Sounds like Classic-Cap-In-Darkened-World would've been something he could really sink his teeth into!

Justin said...

Yeah, Busiek and Waid ARE actually quite different in their approaches. Busiek is extremely faithful to the LETTER of the source material; it's his OWN approach to it that he applies the discipline to. "Stan and Jack NEVER had a bad idea, so I've just got to find out how to make this stuff work." Waid, however, is faithful to the SPIRIT of the source material; he'll chuck out something if he thinks it doesn't work anymore. "This is lame, isn't it? Yeah, it's maybe a little TOO goofy. I'll just cut that."

Like, Waid is totally into the idea of the old red kryptonite; it comes up in his JLA, in his Brave and the Bold. But he doesn't just have Superman turn into a fish or grow an invulnerable beard or whatever, he looks at those old stories and thinks, "Man, red kryptonite...that's MESSED UP, if you think about it! You could do body horror with Superman!" and runs with it.
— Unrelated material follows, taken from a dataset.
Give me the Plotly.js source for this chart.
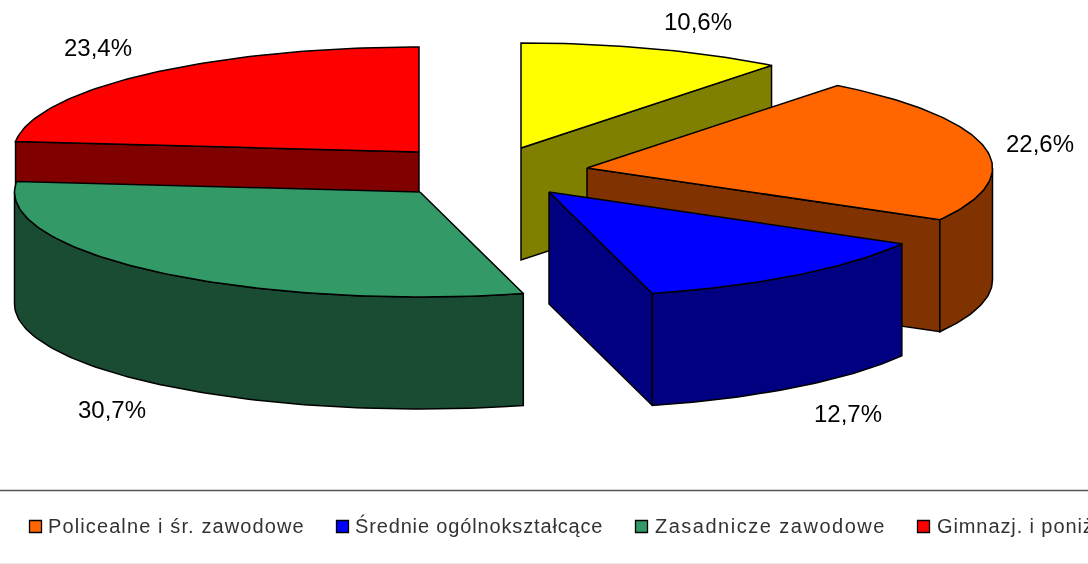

But that can also be Waid's weakness sometimes, I think. He can be a little TOO suspicious of all that stuff he used to like and get self-conscious. You can see it in his Flash, the way he rarely used the Rogues, and when he did he made sure you knew these guys were REALLY SERIOUS, I'M TELLING YOU. Waid I'm not sure would have dared to bring back the Shaggy Man the way Morrison did. "No way I'm touching that!"

Waid, from what I've read of interviews, comes off as kind of a cynical dude, but one who would LIKE to believe in someone like Superman or Captain America. Which is why I think he writes a good Lois Lane, because she's coming from the exact same place, right?

Justin said...

Come to that, Waid uses Sharon Carter (revealed to have been alive all this time behind enemy lines) in a similar fashion. Carter is Waid's cynicism and Cap is Waid's idealism, and this arrangment allows him to pit the two against each other and see who wins arguments.